Matching Algorithms for Target Localization in Pinpoint Landing

Pinpoint landing identifies the capability to land on a planet, e.g. Mars or the Moon, with a position error lower than few tens of meters. To reach this challenging aim different technologies are involved. Looking deeper at the area of the terrain relative navigation and strategies, this work focuses in particular on the development and analysis of two matching algorithms designed to initialize the landing sequence. The primary purpose of the matching algorithms is to provide an initial estimate of the spacecraft pose with respect to the landing target, encompassing both position and attitude. This estimation serves as a crucial input for initializing the guidance and navigation system during the final descent phase towards the established landmark.
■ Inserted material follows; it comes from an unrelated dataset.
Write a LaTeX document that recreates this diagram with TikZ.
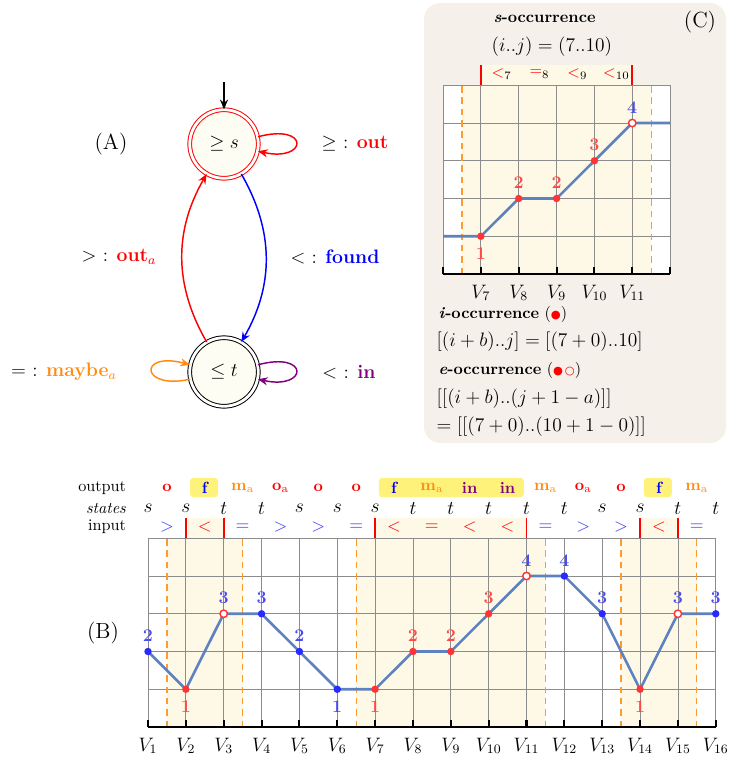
\documentclass[tikz,border=0pt]{standalone}
\usepackage{fontspec}
\newfontfamily\symfont{DejaVu Sans}
\usetikzlibrary{arrows.meta}
\definecolor{ptred}{HTML}{FF3535}
\definecolor{ptblue}{HTML}{2A2AFF}
\definecolor{lblred}{HTML}{FF4848}
\definecolor{lblblue}{HTML}{4A4AF0}
\definecolor{steel}{HTML}{5E82BF}
\definecolor{ylshade}{HTML}{FEF9E6}
\definecolor{hl}{HTML}{FFF27A}
\definecolor{beige}{HTML}{F6F0EB}
\definecolor{gridc}{HTML}{8C8C8C}
\definecolor{dorange}{HTML}{FF9A2E}
\definecolor{myorange}{HTML}{FF8C10}
\definecolor{mypurple}{HTML}{800080}
\definecolor{inblue}{HTML}{3B3BFF}
\definecolor{nodefill}{HTML}{FDFDF3}
\tikzset{
  state/.style={circle, minimum size=42.3pt, draw, double, double distance=1.7pt, line width=0.6pt, fill=nodefill, font=\large},
  lab/.style={font=\large},
  tag/.style={font=\fontsize{13.5}{16}\selectfont},
  edge/.style={line width=0.9pt, -{Stealth[length=6pt,width=5pt,inset=2pt]}},
  numr/.style={text=lblred, font=\fontsize{11}{13}\selectfont\bfseries},
  numb/.style={text=lblblue, font=\fontsize{11}{13}\selectfont\bfseries},
  vlab/.style={font=\large},
  gridl/.style={gridc, line width=0.5pt},
  dsh/.style={dorange, dashed, line width=0.8pt, dash pattern=on 4pt off 3pt},
  axisl/.style={line width=1.3pt},
  plotl/.style={steel, line width=1.6pt, line join=round},
  bar/.style={red, line width=1pt},
  formula/.style={font=\fontsize{13}{16}\selectfont, anchor=west},
  outr/.style={text=red, font=\bfseries},
  outb/.style={text=blue, font=\bfseries},
  outo/.style={text=myorange, font=\bfseries},
  outp/.style={text=mypurple, font=\bfseries},
  st/.style={font=\large},
  inb/.style={text=inblue, font=\fontsize{11}{13}\selectfont},
  inr/.style={text=red, font=\fontsize{11}{13}\selectfont},
}
\begin{document}
\begin{tikzpicture}[x=0.6173pt,y=-0.6173pt]
\useasboundingbox (0,0) rectangle (741,761);

% ---------------- Panel A ----------------
\node[tag] (tagA) at (111,144) {(A)};
\node[state, draw=red] (s) at (224,144) {$\geq s$};
\node[state, draw=black] (t) at (224,372) {$\leq t$};
\coordinate (init) at (224,82);
\draw[edge] (init) -- (s);
\draw[edge, red] (s.12) .. controls +(52,-14) and +(50,11) .. (s.-12);
\draw[edge, blue] (s) to[bend left=30] (t);
\draw[edge, red] (t) to[bend left=30] (s);
\draw[edge, mypurple] (t.12) .. controls +(52,-14) and +(50,11) .. (t.-12);
\draw[edge, myorange] (t.192) .. controls +(-50,11) and +(-52,-14) .. (t.168);
\node[lab] (la1) at (355,144) {$\geq$ : \textcolor{red}{\textbf{out}}};
\node[lab] (la2) at (119,257) {$>$ : \textcolor{red}{\textbf{out}$_a$}};
\node[lab] (la3) at (335,257) {$<$ : \textcolor{blue}{\textbf{found}}};
\node[lab] (la4) at (349,372) {$<$ : \textcolor{mypurple}{\textbf{in}}};
\node[lab] (la5) at (64,372) {$=$ : \textcolor{myorange}{\textbf{maybe}$_a$}};

% ---------------- Panel C ----------------
\fill[beige, rounded corners=10pt] (424,3) rectangle (726,443);
\node[anchor=west] (sh) at (488,19) {\textbf{\textit{s}}\textbf{-occurrence}};
\node[formula] (sf) at (486,47) {$(i..j) = (7..10)$};
\node[tag] (tagC) at (700,22) {(C)};
\begin{scope}[shift={(215.9,274)}, x=23.365pt, y=23.30pt]
  \fill[white] (6,0) rectangle (12,5);
  \fill[ylshade] (6.5,0) rectangle (11.5,5);
  \fill[ylshade] (7,5) rectangle (11,5.55);
  \foreach \k in {6,...,12} \draw[gridl] (\k,0) -- (\k,5);
  \foreach \l in {1,...,5} \draw[gridl] (6,\l) -- (12,\l);
  \draw[dsh] (6.5,0) -- (6.5,5);
  \draw[dsh] (11.5,0) -- (11.5,5);
  \draw[bar] (7,5) -- (7,5.55);
  \draw[bar] (11,5) -- (11,5.55);
  \node (ci7) at (7.55,5.3) {${\color{red}<}_{7}$};
  \node (ci8) at (8.55,5.3) {${\color{red}=}_{8}$};
  \node (ci9) at (9.55,5.3) {${\color{red}<}_{9}$};
  \node (ci10) at (10.58,5.3) {${\color{red}<}_{10}$};
  \draw[axisl] (6,0) -- (12,0);
  \foreach \k in {6,...,12} \draw[axisl] (\k,0) -- (\k,0.18);
  \foreach \k in {7,...,11} \node[vlab] (vc\k) at (\k,-0.5) {$V_{\k}$};
  \draw[plotl] (6,1) -- (7,1) -- (8,2) -- (9,2) -- (10,3) -- (11,4) -- (12,4);
  \foreach \p in {(7,1),(8,2),(9,2),(10,3)} \fill[ptred] \p circle (2.3pt);
  \filldraw[fill=white, draw=ptred, line width=0.9pt] (11,4) circle (2.3pt);
  \node[numr] (cn7) at (7,0.53) {1};
  \node[numr] (cn8) at (8,2.42) {2};
  \node[numr] (cn9) at (9,2.42) {2};
  \node[numr] (cn10) at (10,3.42) {3};
  \node[numb] (cn11) at (11,4.42) {4};
\end{scope}
\node[anchor=west] (ih) at (433,314) {\textbf{\textit{i}}\textbf{-occurrence} ({\symfont\fontsize{7}{7}\selectfont\textcolor{red}{●}})};
\node[formula] (if) at (431,342) {$[(i+b)..j] = [(7+0)..10]$};
\node[anchor=west] (eh) at (433,370) {\textbf{\textit{e}}\textbf{-occurrence} ({\symfont\fontsize{7}{7}\selectfont\textcolor{red}{●\,○}})};
\node[formula] (ef1) at (431,399) {$[[(i+b)..(j+1-a)]]$};
\node[formula] (ef2) at (431,427) {$= [[(7+0)..(10+1-0)]]$};

% ---------------- Panel B ----------------
\node[tag] (tagB) at (103,633) {(B)};
\begin{scope}[shift={(110.15,727)}, x=23.365pt, y=23.30pt]
  \fill[ylshade] (1.5,0) rectangle (3.5,5);
  \fill[ylshade] (6.5,0) rectangle (11.5,5);
  \fill[ylshade] (13.5,0) rectangle (15.5,5);
  \fill[ylshade] (2,5) rectangle (3,5.55);
  \fill[ylshade] (7,5) rectangle (11,5.55);
  \fill[ylshade] (14,5) rectangle (15,5.55);
  \foreach \k in {1,...,16} \draw[gridl] (\k,0) -- (\k,5);
  \foreach \l in {1,...,5} \draw[gridl] (1,\l) -- (16,\l);
  \foreach \d in {1.5,3.5,6.5,11.5,13.5,15.5} \draw[dsh] (\d,0) -- (\d,5);
  \foreach \r in {2,3,7,11,14,15} \draw[bar] (\r,5) -- (\r,5.55);
  \draw[axisl] (1,0) -- (16,0);
  \foreach \k in {1,...,16} {
    \draw[axisl] (\k,0) -- (\k,0.18);
    \node[vlab] (vb\k) at (\k,-0.5) {$V_{\k}$};
  }
  % row labels
  \node[anchor=east] (rowo) at (0.57,6.33) {output};
  \node[anchor=east] (rows) at (0.57,5.80) {\textit{states}};
  \node[anchor=east] (rowi) at (0.57,5.30) {input};
  % highlight boxes
  \fill[hl, rounded corners=2pt] (2.11,6.09) rectangle (2.85,6.60);
  \fill[hl, rounded corners=2pt] (7.10,6.09) rectangle (10.93,6.60);
  \fill[hl, rounded corners=2pt] (14.10,6.09) rectangle (14.84,6.60);
  % output row
  \node[outr] (o1) at (1.5,6.33) {o};
  \node[outb] (o2) at (2.5,6.33) {f};
  \node[outo] (o3) at (3.5,6.33) {m$_{\mathrm{a}}$};
  \node[outr] (o4) at (4.5,6.33) {o$_{\mathrm{a}}$};
  \node[outr] (o5) at (5.5,6.33) {o};
  \node[outr] (o6) at (6.5,6.33) {o};
  \node[outb] (o7) at (7.5,6.33) {f};
  \node[outo] (o8) at (8.5,6.33) {m$_{\mathrm{a}}$};
  \node[outp] (o9) at (9.5,6.33) {in};
  \node[outp] (o10) at (10.5,6.33) {in};
  \node[outo] (o11) at (11.5,6.33) {m$_{\mathrm{a}}$};
  \node[outr] (o12) at (12.5,6.33) {o$_{\mathrm{a}}$};
  \node[outr] (o13) at (13.5,6.33) {o};
  \node[outb] (o14) at (14.5,6.33) {f};
  \node[outo] (o15) at (15.5,6.33) {m$_{\mathrm{a}}$};
  % states row
  \foreach \k/\q in {1/s,2/s,3/t,4/t,5/s,6/s,7/s,8/t,9/t,10/t,11/t,12/t,13/s,14/s,15/t,16/t}
    \node[st] (q\k) at (\k,5.80) {$\q$};
  % input row
  \foreach \x/\sy in {1.5/>,4.5/>,5.5/>,12.5/>,13.5/>}
    \node[inb] (ig\x) at (\x,5.30) {$\sy$};
  \foreach \x in {3.5,6.5,11.5,15.5}
    \node[inb] (ie\x) at (\x,5.30) {$=$};
  \foreach \x in {2.5,7.5,9.5,10.5,14.5}
    \node[inr] (il\x) at (\x,5.30) {$<$};
  \node[inr] (ie85) at (8.5,5.30) {$=$};
  % plot
  \draw[plotl] (1,2) -- (2,1) -- (3,3) -- (4,3) -- (5,2) -- (6,1) -- (7,1) -- (8,2) -- (9,2) -- (10,3) -- (11,4) -- (12,4) -- (13,3) -- (14,1) -- (15,3) -- (16,3);
  \foreach \p in {(1,2),(4,3),(5,2),(6,1),(12,4),(13,3),(16,3)} \fill[ptblue] \p circle (2.3pt);
  \foreach \p in {(2,1),(7,1),(8,2),(9,2),(10,3),(14,1)} \fill[ptred] \p circle (2.3pt);
  \foreach \p in {(3,3),(11,4),(15,3)} \filldraw[fill=white, draw=ptred, line width=0.9pt] \p circle (2.3pt);
  % value labels
  \node[numb] (n1) at (1,2.42) {2};
  \node[numr] (n2) at (2,0.53) {1};
  \node[numb] (n3) at (3,3.42) {3};
  \node[numb] (n4) at (4,3.42) {3};
  \node[numb] (n5) at (5,2.42) {2};
  \node[numb] (n6) at (6,0.53) {1};
  \node[numr] (n7) at (7,0.53) {1};
  \node[numr] (n8) at (8,2.42) {2};
  \node[numr] (n9) at (9,2.42) {2};
  \node[numr] (n10) at (10,3.42) {3};
  \node[numb] (n11) at (11,4.42) {4};
  \node[numb] (n12) at (12,4.42) {4};
  \node[numb] (n13) at (13,3.42) {3};
  \node[numr] (n14) at (14,0.53) {1};
  \node[numb] (n15) at (15,3.42) {3};
  \node[numb] (n16) at (16,3.42) {3};
\end{scope}
\end{tikzpicture}
\end{document}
To achieve this, during the descent phase a Landing Vision System (LVS) mounted on the spacecraft captures multiple images of the planetary surface and various landmark features- such as radius and relative coordinates- are extracted. The matching algorithm then compares these obtained features with a preloaded map of a broader region encompassing the captured image. For the objective of this dissertation, two matching algorithms have been developed and analyzed. The first algorithm is based on the construction of triangular configurations, leveraging the geometric similarity of these structures for feature matching, whilst the second one seeks the transformation that optimally aligns the extracted features with those present in the reference map. Furthermore, a Monte Carlo analysis was conducted to assess the performance of the aforementioned methods, accounting for errors affecting both attitude and altitude. The results demonstrate that both algorithms exhibit robustness, even under challenging conditions. While the first algorithm is more resilient to errors, it entails a higher computational cost. Conversely, the second algorithm is approximately ten to twenty times faster but exhibits greater susceptibility to inaccuracies and errors. In the conclusions, this thesis describes the manners and constraints for the applicability of such typologies of algorithms in the frame of the future exploration missions, manned and unmanned, where position accuracy at landing will become more and more crucial.